In a large frying pan, sauté onion, mushrooms, olive oil and minced garlic over medium heat until the onions start to look translucent and the mushrooms have just started to shrink in size.
Add the gluten-free flour to the frying pan and lightly toss to coat all the vegetables.
Add the heavy cream, chicken broth, salt and pepper to the frying pan and whisk well to combine. Turn the heat down to low-medium and bring to a light simmer. Let simmer for 5 minutes, stirring often, until the sauce starts to thicken.

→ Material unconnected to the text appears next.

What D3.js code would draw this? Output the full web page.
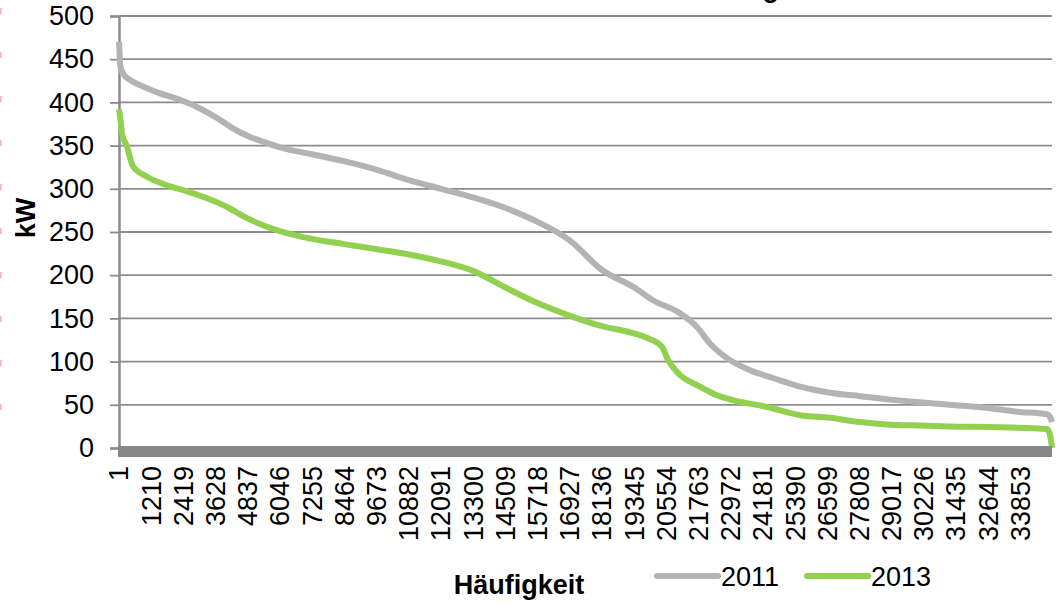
<!DOCTYPE html>
<html>
<head>
<meta charset="utf-8">
<script src="https://cdn.jsdelivr.net/npm/d3@7"></script>
<style>
  html, body { margin: 0; padding: 0; background: #fff; }
  svg { display: block; font-family: "Liberation Sans", Arial, sans-serif; }
</style>
</head>
<body>
<svg id="chart" width="1056" height="605"></svg>
<script>
// Load duration curve: quarter-hour values sorted in descending order
const totalSlots = 35040;
const tickStep = 1209;
const yTicks = [0, 50, 100, 150, 200, 250, 300, 350, 400, 450, 500];

// 2011 sorted load (slot index / kW)
const slots2011 = [1, 56, 188, 413, 789, 1540, 2291, 3042, 3680, 4281, 4920, 5558, 6046, 7248, 8450, 9690, 10891, 12093, 13295, 14497, 15698, 16938, 18140, 19341, 20055, 21069, 21707, 22195, 22834, 23698, 24562, 25576, 26703, 27829, 28956, 30082, 31209, 32448, 33725, 34852, 34965, 35040];
const kw2011 = [470, 441, 432, 426, 420, 410.5, 403, 393, 382, 370, 360, 353, 348, 340, 332, 322, 310, 300, 290, 278, 262, 240, 206, 186, 171, 156, 140, 121, 104, 90, 81, 71, 64, 60, 56, 53, 50, 47, 42, 39, 36, 30];

// 2013 sorted load (slot index / kW)
const slots2013 = [1, 75, 113, 300, 526, 1052, 1803, 2554, 3305, 4056, 4807, 5483, 6046, 6647, 7248, 8450, 9690, 10891, 12093, 13295, 14497, 15698, 16938, 18140, 19304, 19942, 20393, 20618, 20956, 21820, 22458, 23059, 24336, 25576, 26703, 27829, 28956, 30082, 31209, 33087, 34852, 34965, 35040];
const kw2013 = [392, 375, 364, 349, 326, 314, 304, 297, 289, 279, 266, 257, 251, 246, 242, 236, 230, 224, 216, 205, 186, 168, 153, 141, 133, 126, 117, 102, 88, 71, 61, 55.5, 47.5, 38, 35, 30, 27, 26, 25, 24, 22, 15, 0];

const seriesNames = ["2011", "2013"];
const seriesColors = ["#b3b3b3", "#92d050"];

const svg = d3.select("#chart");
const plot = { left: 119, right: 1052, top: 16, bottom: 448 };

const x = d3.scaleLinear().domain([0, totalSlots]).range([plot.left, plot.right]);
const y = d3.scaleLinear().domain([0, 500]).range([plot.bottom, plot.top]);

// faint dashed border left over at the page edge
svg.append("line")
  .attr("x1", 0.8).attr("x2", 0.8).attr("y1", 8).attr("y2", 440)
  .attr("stroke", "#f3b5b5").attr("stroke-width", 1.6)
  .attr("stroke-dasharray", "6,38");

// title (sits above the visible page area)
svg.append("text")
  .attr("x", 779).attr("y", -3)
  .attr("text-anchor", "end")
  .attr("font-size", 27).attr("font-weight", "bold")
  .text("Jahresdauerlinie Leistung");

// horizontal gridlines
svg.append("g").selectAll("line")
  .data(yTicks.filter(d => d > 0))
  .join("line")
  .attr("x1", plot.left).attr("x2", plot.right)
  .attr("y1", d => y(d)).attr("y2", d => y(d))
  .attr("stroke", "#8c8c8c").attr("stroke-width", 1.8);

// y axis
const yAxis = d3.axisLeft(y).tickValues(yTicks).tickSize(9).tickPadding(16).tickFormat(d3.format("d"));
const gy = svg.append("g").attr("transform", `translate(${plot.left},0)`).call(yAxis);
gy.select(".domain").attr("stroke", "#8c8c8c").attr("stroke-width", 2.5);
gy.selectAll(".tick line").attr("stroke", "#8c8c8c").attr("stroke-width", 1.8);
gy.selectAll(".tick text")
  .attr("font-size", 27).attr("fill", "#000")
  .attr("font-family", "Liberation Sans, Arial, sans-serif");

// y axis title
svg.append("text")
  .attr("transform", "translate(35,218) rotate(-90)")
  .attr("text-anchor", "middle")
  .attr("font-size", 27).attr("font-weight", "bold")
  .text("kW");

// series lines
const line = d3.line()
  .x(d => x(d[0]))
  .y(d => y(d[1]))
  .curve(d3.curveMonotoneX);

const series = [
  d3.zip(slots2011, kw2011),
  d3.zip(slots2013, kw2013)
];

svg.append("g").selectAll("path")
  .data(series)
  .join("path")
  .attr("d", line)
  .attr("fill", "none")
  .attr("stroke", (d, i) => seriesColors[i])
  .attr("stroke-width", 6)
  .attr("stroke-linejoin", "round");

// x axis: thick category baseline
svg.append("rect")
  .attr("x", plot.left - 1).attr("y", y(0) - 2)
  .attr("width", plot.right - plot.left + 1).attr("height", 11)
  .attr("fill", "#878787");

// x tick labels
const xTickValues = d3.range(1, totalSlots, tickStep);
svg.append("g").selectAll("text")
  .data(xTickValues)
  .join("text")
  .attr("transform", d => `translate(${x(d)},466) rotate(-90)`)
  .attr("text-anchor", "end")
  .attr("dy", "0.35em")
  .attr("font-size", 27)
  .text(d => d);

// x axis title
svg.append("text")
  .attr("x", 519).attr("y", 594)
  .attr("text-anchor", "middle")
  .attr("font-size", 27).attr("font-weight", "bold")
  .text("Häufigkeit");

// legend
const legendX = [657, 807];
const legend = svg.append("g").selectAll("g")
  .data(seriesNames)
  .join("g")
  .attr("transform", (d, i) => `translate(${legendX[i]},576)`);
legend.append("line")
  .attr("x1", 0).attr("x2", 61)
  .attr("stroke", (d, i) => seriesColors[i])
  .attr("stroke-width", 6)
  .attr("stroke-linecap", "round");
legend.append("text")
  .attr("x", 64).attr("y", 10)
  .attr("font-size", 27)
  .text(d => d);
</script>
</body>
</html>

Remove frying pan from heat then stir in 1 cup of the shredded cheddar cheese (set the remaining ½ cup of shredded cheddar aside for now) and Parmesan cheese until the cheese is completely melted.
Stir the drained tuna and frozen peas into the mixture until well mixed.

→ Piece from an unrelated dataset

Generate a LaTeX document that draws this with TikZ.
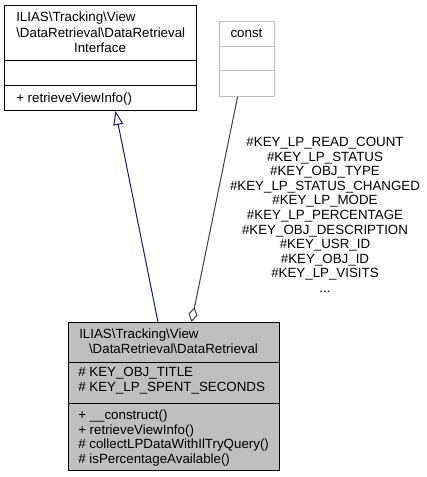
\documentclass[tikz,border=0pt]{standalone}
\usepackage{fontspec}
\setmainfont{Liberation Sans}
\usetikzlibrary{arrows.meta,calc}
\definecolor{navyline}{HTML}{191970}
\definecolor{edgegray}{HTML}{404040}
\definecolor{boxgray}{HTML}{BFBFBF}
\begin{document}
\begin{tikzpicture}[x=0.75pt,y=-0.75pt,
  every node/.style={inner sep=0pt, font=\fontsize{10pt}{12pt}\selectfont},
  classbox/.style={draw=black, fill=white, line width=0.75pt, anchor=north west},
  constbox/.style={draw=boxgray, fill=white, line width=0.75pt, anchor=north west},
  curbox/.style={draw=black, fill=boxgray, line width=0.75pt, anchor=north west},
  lt/.style={anchor=base west},
  ct/.style={anchor=base},
  gen/.style={draw=navyline, line width=0.75pt, -{Triangle[open, length=10.5pt, width=7.5pt]}},
  usage/.style={draw=edgegray, line width=0.75pt, {Diamond[open, length=11.25pt, width=6.75pt]}-}
]
\useasboundingbox (0,0) rectangle (427,477);

% interface box
\node[classbox, minimum width=144pt, minimum height=78.75pt] (iface) at (4,5) {};
\draw[line width=0.75pt] (iface.west |- 0,61) -- (iface.east |- 0,61);
\draw[line width=0.75pt] (iface.west |- 0,86) -- (iface.east |- 0,86);
\node[lt] (i1) at (16,22) {ILIAS\textbackslash Tracking\textbackslash View};
\node[lt] (i2) at (16,37.5) {\textbackslash DataRetrieval\textbackslash DataRetrieval};
\node[ct] (i3) at (100,53) {Interface};
\node[lt] (i4) at (16,103) {+ retrieveViewInfo()};

% const box
\node[constbox, minimum width=41.25pt, minimum height=56.25pt] (const) at (219,21) {};
\draw[boxgray, line width=0.75pt] (const.west |- 0,47) -- (const.east |- 0,47);
\draw[boxgray, line width=0.75pt] (const.west |- 0,71) -- (const.east |- 0,71);
\node[ct] (c1) at (246.5,37.5) {const};

% current class box
\node[curbox, minimum width=158.25pt, minimum height=111pt] (bot) at (68,322) {};
\draw[line width=0.75pt] (bot.west |- 0,362) -- (bot.east |- 0,362);
\draw[line width=0.75pt] (bot.west |- 0,403) -- (bot.east |- 0,403);
\node[lt] (b1) at (79,338) {ILIAS\textbackslash Tracking\textbackslash View};
\node[ct] (b2) at (173.5,353.5) {\textbackslash DataRetrieval\textbackslash DataRetrieval};
\node[lt] (b3) at (78,376) {\# KEY\_OBJ\_TITLE};
\node[lt] (b4) at (78,391.5) {\# KEY\_LP\_SPENT\_SECONDS};
\node[lt] (b5) at (78,419.5) {+ \_\_construct()};
\node[lt] (b6) at (78,434) {+ retrieveViewInfo()};
\node[lt] (b7) at (78,448.5) {\# collectLPDataWithIlTryQuery()};
\node[lt] (b8) at (78,463) {\# isPercentageAvailable()};

% connectors
\draw[gen] ([xshift=-12pt]bot.north) -- ([xshift=11.25pt]iface.south);
\draw[usage] ([xshift=13.1pt]bot.north) -- ([xshift=-7.1pt]const.south);

% edge label
\node[ct] (l1) at (325,146.5) {\#KEY\_LP\_READ\_COUNT};
\node[ct] (l2) at (325,161.1) {\#KEY\_LP\_STATUS};
\node[ct] (l3) at (325,175.7) {\#KEY\_OBJ\_TYPE};
\node[ct] (l4) at (325,190.3) {\#KEY\_LP\_STATUS\_CHANGED};
\node[ct] (l5) at (325,204.9) {\#KEY\_LP\_MODE};
\node[ct] (l6) at (325,219.5) {\#KEY\_LP\_PERCENTAGE};
\node[ct] (l7) at (325,234.1) {\#KEY\_OBJ\_DESCRIPTION};
\node[ct] (l8) at (325,248.7) {\#KEY\_USR\_ID};
\node[ct] (l9) at (325,263.3) {\#KEY\_OBJ\_ID};
\node[ct] (l10) at (325,277.9) {\#KEY\_LP\_VISITS};
\node[ct] (l11) at (325,292.5) {...};
\end{tikzpicture}
\end{document}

Place the al dente cooked pasta into a 9” x 13” baking dish.
Pour the sauce mixture over the pasta in the baking dish and stir well until all of the pasta is coated with sauce.
In a medium bowl, stir together the gluten-free breadcrumbs, remaining ½ cup of shredded cheddar cheese, melted butter and Italian seasoning together until mixed well.
Sprinkle the breadcrumb mixture evenly over the pasta mixture in the baking dish.
Bake the tuna casserole in the oven for 20 minutes or until the breadcrumbs start to look golden brown.
Serve hot.
Notes
Cook the pasta until al dente; otherwise, it'll become mushy when baked with the other ingredients.
Full-fat heavy cream is best for thickening the sauce.
To Store: Keep leftovers in an airtight container in the fridge for up to 4 days.
To Reheat: Use the microwave or oven at 350°F to reheat leftovers.